Eventually, the REAL® Seal could become the U.S. dairy industry’s “country of origin label” since dairy products made only from cow’s milk produced here will be eligible to use it.
New program consumer focused
From almond "milk" to soy "ice cream," "yogurt" and even "Parmesan cheese," consumers are being bombarded by non-dairy products masquerading as the real deal.
"Imitation products made from vegetables and nuts, but packaged like real dairy products and often using dairy names, have proliferated in the last few years," says Jerry Kozak, president and CEO of the National Milk Producers Federation (NMPF).
More on the REAL Seal
To stem that tsunami, NMPF has agreed to revitalize the REAL® Seal campaign. This past March, NMPF took over the management of the program from the United Dairy Industry Association.
The new effort will focus on consumers, mainly through social media such Facebook, Twitter and YouTube.
"The program will now strive to educate new generations of dairy consumers about the significance of the REAL® Seal," Kozak says.
The new REAL® Seal program will reconnect with moms, introduce the program to men and women 21 to 44 years of age and to kids with an animated cartoon-character icon that is currently under development.
The REAL® Seal could become the U.S. dairy industry’s "country of origin label." Imported ingredients—casein, caseinates and milk protein concentrates—will not be allowed. Products must also conform to federal standards of identity. Products without a standard of identity will be approved on a case-by-case basis.
The REAL® Seal program was launched back in the 1970s, when imitation cheese started to infringe on natural cheese and pizza offerings.
Over the years, the program has been successful as a branding tool, with more than 90% consumer awareness. A like number finds the REAL® Seal helpful in making food-buying decisions. Consumers also say they are willing to pay up to 5% more for products carrying the REAL® Seal label.

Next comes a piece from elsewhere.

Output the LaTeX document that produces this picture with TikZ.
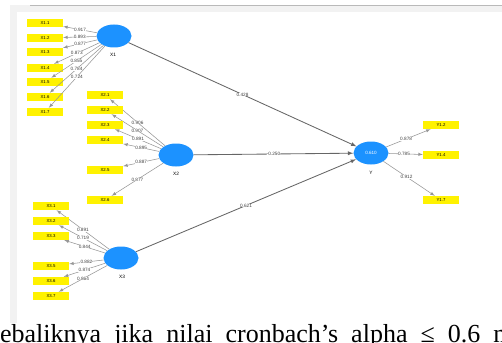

The problem is that fewer young consumers are aware of what the REAL® Seal brings to the table. They often assume cow milk and vegetable or soy drinks masquerading as milk contain the same nutrients and offer the same value.
One page on the REAL® Seal website dispels that belief, showing that dairy milk contains nine
essential nutrients while soy and nut beverages contain just two to five essential nutrients, depending on the product. And, by the way, for the same 25¢, you can have an 8 oz. serving of milk compared to a 5 oz. serving of the other stuff.
The new REAL® Seal program will be self-sustaining, funded by user fees, says Jim Mulhern, NMPF chief operating officer who also now heads up the REAL® Seal program. Currently, there are no plans to use dairy checkoff funds.
About 350 pizza and dairy manufacturers already use the REAL® Seal on more than 10,000 products. NMPF hopes to increase that reach to more manufacturers and products, making the REAL® Seal widespread in food aisles.
NMPF hopes to expand the REAL® Seal program to frozen meals and food products made with real cheese, butter or other real dairy ingredients. In addition, restaurants that use approved dairy ingredients will also qualify to use the REAL® Seal logo. The plan is even to include exported dairy products and ingredients, which would carry American Made REAL® Seal logos.
Program officials are also planning to produce milk-tanker logos, making milk trucks look like rolling billboards promoting dairy products throughout the country.